Battre un œuf entier avec les trois blancs réservés. Verser dans une assiette creuse.
Hacher finement les noisettes et bien les mélanger au panko dans une assiette creuse également.
En les tenant par le pain, paner les fondus en les passant dans la farine puis l’œuf et enfin le mélange panko/noisettes. Faire la chasse aux espaces non-couverts. Ne pas hésiter à refaire un passage si nécessaire, à vous aider d’un pinceau pour mouiller les endroits négligés, et à broyer le panko dans vos doigts s’il semble trop gros pour atteindre les petites surfaces.
Eviter surtout de paner le pain, sinon il ne cuira pas et restera mou à l’abri de la panure.
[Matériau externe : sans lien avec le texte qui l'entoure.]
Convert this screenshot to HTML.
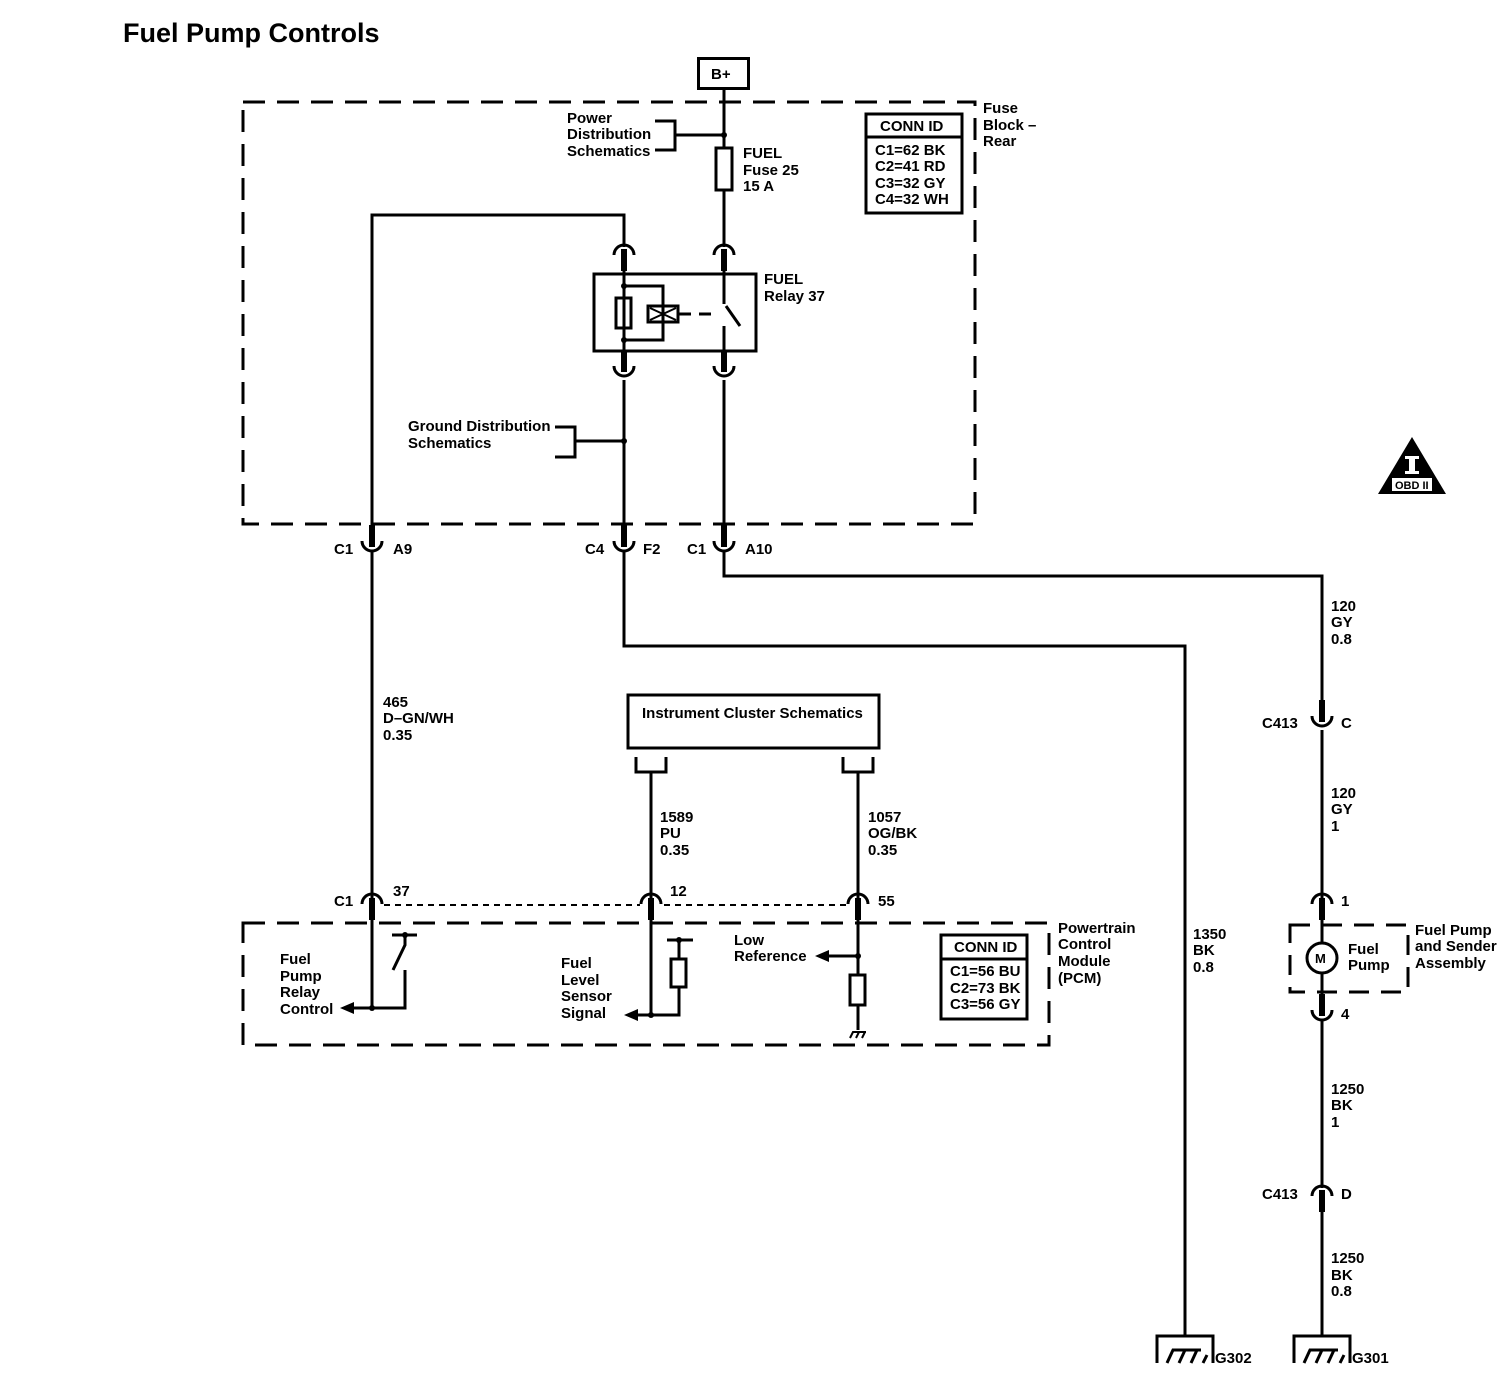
<!DOCTYPE html>
<html><head><meta charset="utf-8"><style>
html,body{margin:0;padding:0;background:#fff}
svg{display:block}
text{font-family:"Liberation Sans",sans-serif;font-size:15px;font-weight:bold;fill:#000;letter-spacing:0px}
</style></head><body>
<svg width="1512" height="1392" viewBox="0 0 1512 1392" xmlns="http://www.w3.org/2000/svg">
<defs>
<g id="cup"><path d="M-10 0 A10 10 0 0 0 10 0" fill="none" stroke="#000" stroke-width="3"/><rect x="-3" y="-16" width="6" height="22" fill="#000"/></g>
<g id="cap"><path d="M-10 0 A10 10 0 0 1 10 0" fill="none" stroke="#000" stroke-width="3"/><rect x="-3" y="-6" width="6" height="22" fill="#000"/></g>
<g id="gnd"><path d="M-28 27 V0 H28 V27" fill="none" stroke="#000" stroke-width="3"/><path d="M-18 27 L-12 14 H16 M-6 27 L0 14 M6 27 L12 14 M18 27 L22 19" fill="none" stroke="#000" stroke-width="3"/></g>
</defs>
<text x="123" y="42" style="font-size:27px;letter-spacing:0px">Fuel Pump Controls</text>

<rect x="698.5" y="58.5" width="50" height="30" fill="none" stroke="#000" stroke-width="3"/>
<text x="711" y="79">B+</text>

<g fill="none" stroke="#000" stroke-width="3">
<rect x="243" y="102" width="732" height="422" stroke-dasharray="22 12"/>
<rect x="243" y="923" width="806" height="122" stroke-dasharray="22 12"/>
<rect x="1290" y="925" width="118" height="67" stroke-dasharray="20 12"/>
<path d="M724 89 V148 M724 190 V247"/>
<rect x="716" y="148" width="16" height="42"/>
<path d="M655 121 H675 V150 H655 M675 135 H724"/>
<path d="M372 541 V215 H624 V247"/>
<rect x="594" y="274" width="162" height="77"/>
<path d="M624 262 V364 M724 262 V304 M724 326 V364"/>
<path d="M624 286 H663 V340 H624"/>
<rect x="616" y="298" width="15" height="30"/>
<rect x="648" y="306" width="30" height="16"/>
<path d="M650 308 L676 320 M650 320 L676 308" stroke-width="2"/>
<path d="M679 314 H716" stroke-dasharray="12 8"/>
<path d="M726 306 L740 326"/>
<path d="M624 380 V541 M724 380 V541"/>
<path d="M555 427 H575 V457 H555 M575 441 H624"/>
<path d="M372 551 V900"/>
<path d="M624 551 V646 H1185 V1336"/>
<path d="M724 551 V576 H1322 V716"/>
<rect x="628" y="695" width="251" height="53"/>
<path d="M636 757 V772 H666 V757 M843 757 V772 H873 V757"/>
<path d="M651 772 V900 M858 772 V900"/>
<path d="M384 905 H640 M664 905 H846" stroke-width="2" stroke-dasharray="6 5"/>
<path d="M372 906 V1008 H352 M372 1008 H405 V970"/>
<path d="M405 935 V945 L393 970 M392 935 H417"/>
<path d="M651 906 V1015 H638 M651 1015 H679 V987 M679 959 V940 M667 940 H693"/>
<rect x="671" y="959" width="15" height="28"/>
<path d="M858 906 V975 M858 1005 V1030 M858 956 H829"/>
<rect x="850" y="975" width="15" height="30"/>
<path d="M850 1038 L853 1032 H866 M856 1038 L859 1032 M862 1038 L865 1032" stroke-width="2"/>
<path d="M1322 730 V898 M1322 910 V943 M1322 973 V1006 M1322 1020 V1188 M1322 1200 V1336"/>
<circle cx="1322" cy="958" r="15"/>
<rect x="866" y="114" width="96" height="99"/>
<path d="M866 137 H962"/>
<rect x="941" y="935" width="86" height="84"/>
<path d="M941 959 H1027"/>
</g>
<g fill="#000">
<circle cx="724" cy="135" r="3"/><circle cx="624" cy="286" r="3"/><circle cx="624" cy="340" r="3"/>
<circle cx="624" cy="441" r="3"/><circle cx="372" cy="1008" r="3"/><circle cx="405" cy="935" r="3"/>
<circle cx="651" cy="1015" r="3"/><circle cx="679" cy="940" r="3"/><circle cx="858" cy="956" r="3"/>
<path d="M354 1002 L340 1008 L354 1014Z M638 1009 L624 1015 L638 1021Z M829 950 L815 956 L829 962Z"/>
<path d="M1412 437 L1446 494 H1378Z"/>
</g>
<use href="#cap" x="624" y="255"/><use href="#cap" x="724" y="255"/>
<use href="#cup" x="624" y="366"/><use href="#cup" x="724" y="366"/>
<use href="#cup" x="372" y="541"/><use href="#cup" x="624" y="541"/><use href="#cup" x="724" y="541"/>
<use href="#cap" x="372" y="904"/><use href="#cap" x="651" y="904"/><use href="#cap" x="858" y="904"/>
<use href="#cup" x="1322" y="716"/><use href="#cap" x="1322" y="904"/>
<use href="#cup" x="1322" y="1010"/><use href="#cap" x="1322" y="1196"/>
<use href="#gnd" x="1185" y="1336"/><use href="#gnd" x="1322" y="1336"/>
<rect x="1405" y="456" width="14" height="3" fill="#fff"/><rect x="1405" y="471" width="14" height="3" fill="#fff"/>
<rect x="1409" y="458" width="6" height="14" fill="#fff"/>
<rect x="1392" y="478" width="40" height="13" fill="#fff"/>
<text x="1395" y="489" style="font-size:11px">OBD II</text>

<text x="567" y="123">Power</text><text x="567" y="139">Distribution</text><text x="567" y="156">Schematics</text>
<text x="743" y="158">FUEL</text><text x="743" y="175">Fuse 25</text><text x="743" y="191">15 A</text>
<text x="880" y="131">CONN ID</text>
<text x="875" y="155">C1=62 BK</text><text x="875" y="171">C2=41 RD</text><text x="875" y="188">C3=32 GY</text><text x="875" y="204">C4=32 WH</text>
<text x="983" y="113">Fuse</text><text x="983" y="130">Block –</text><text x="983" y="146">Rear</text>
<text x="764" y="284">FUEL</text><text x="764" y="301">Relay 37</text>
<text x="408" y="431">Ground Distribution</text><text x="408" y="448">Schematics</text>
<text x="334" y="554">C1</text><text x="393" y="554">A9</text>
<text x="585" y="554">C4</text><text x="643" y="554">F2</text>
<text x="687" y="554">C1</text><text x="745" y="554">A10</text>
<text x="383" y="707">465</text><text x="383" y="723">D–GN/WH</text><text x="383" y="740">0.35</text>
<text x="642" y="718">Instrument Cluster Schematics</text>
<text x="660" y="822">1589</text><text x="660" y="838">PU</text><text x="660" y="855">0.35</text>
<text x="868" y="822">1057</text><text x="868" y="838">OG/BK</text><text x="868" y="855">0.35</text>
<text x="334" y="906">C1</text><text x="393" y="896">37</text><text x="670" y="896">12</text><text x="878" y="906">55</text>
<text x="280" y="964">Fuel</text><text x="280" y="981">Pump</text><text x="280" y="997">Relay</text><text x="280" y="1014">Control</text>
<text x="561" y="968">Fuel</text><text x="561" y="985">Level</text><text x="561" y="1001">Sensor</text><text x="561" y="1018">Signal</text>
<text x="734" y="945">Low</text><text x="734" y="961">Reference</text>
<text x="954" y="952">CONN ID</text>
<text x="950" y="976">C1=56 BU</text><text x="950" y="993">C2=73 BK</text><text x="950" y="1009">C3=56 GY</text>
<text x="1058" y="933">Powertrain</text><text x="1058" y="949">Control</text><text x="1058" y="966">Module</text><text x="1058" y="983">(PCM)</text>
<text x="1193" y="939">1350</text><text x="1193" y="955">BK</text><text x="1193" y="972">0.8</text>
<text x="1331" y="611">120</text><text x="1331" y="627">GY</text><text x="1331" y="644">0.8</text>
<text x="1262" y="728">C413</text><text x="1341" y="728">C</text>
<text x="1331" y="798">120</text><text x="1331" y="814">GY</text><text x="1331" y="831">1</text>
<text x="1341" y="906">1</text>
<text x="1315" y="963" style="font-size:13px">M</text>
<text x="1348" y="954">Fuel</text><text x="1348" y="970">Pump</text>
<text x="1415" y="935">Fuel Pump</text><text x="1415" y="951">and Sender</text><text x="1415" y="968">Assembly</text>
<text x="1341" y="1019">4</text>
<text x="1331" y="1094">1250</text><text x="1331" y="1110">BK</text><text x="1331" y="1127">1</text>
<text x="1262" y="1199">C413</text><text x="1341" y="1199">D</text>
<text x="1331" y="1263">1250</text><text x="1331" y="1280">BK</text><text x="1331" y="1296">0.8</text>
<text x="1215" y="1363">G302</text><text x="1352" y="1363">G301</text>
</svg>
</body></html>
Réserver les fondus panés au frais durant au moins une heure avant de les cuire.
Vous pouvez également les congeler, il vous faudra alors allonger quelque peu les temps de cuisson.
Cuisson (fondus frais, non congelés)
Préchauffer un bain de friture à 180°C ainsi qu’un four à 180°C également.
Faire cuire les fondus dans l’huile environ 2 minutes (jusqu’à obtention d’une belle dorure). Le pain va les amener à flotter, tenter de les maintenir légèrement en-dessous de la surface.
Les sortir délicatement de la friteuse et les enfourner à l’endroit (entendez pain vers le bas) sur du papier absorbant. Durant 6 à 8 minutes, selon leur épaisseur, vos fondus vont ainsi se réchauffer jusqu’à cœur sans risque d’éclatement ou de se vider dans l’huile de cuisson.
Accompagner de persil frais frit à 180°C durant quelques seconde, de zestes de citron et d’une petite salade amère (chicons, pissenlits, herbes aromatiques,…).
L’amertume est sans conteste un contre-point frais et agréable à la richesse du plat.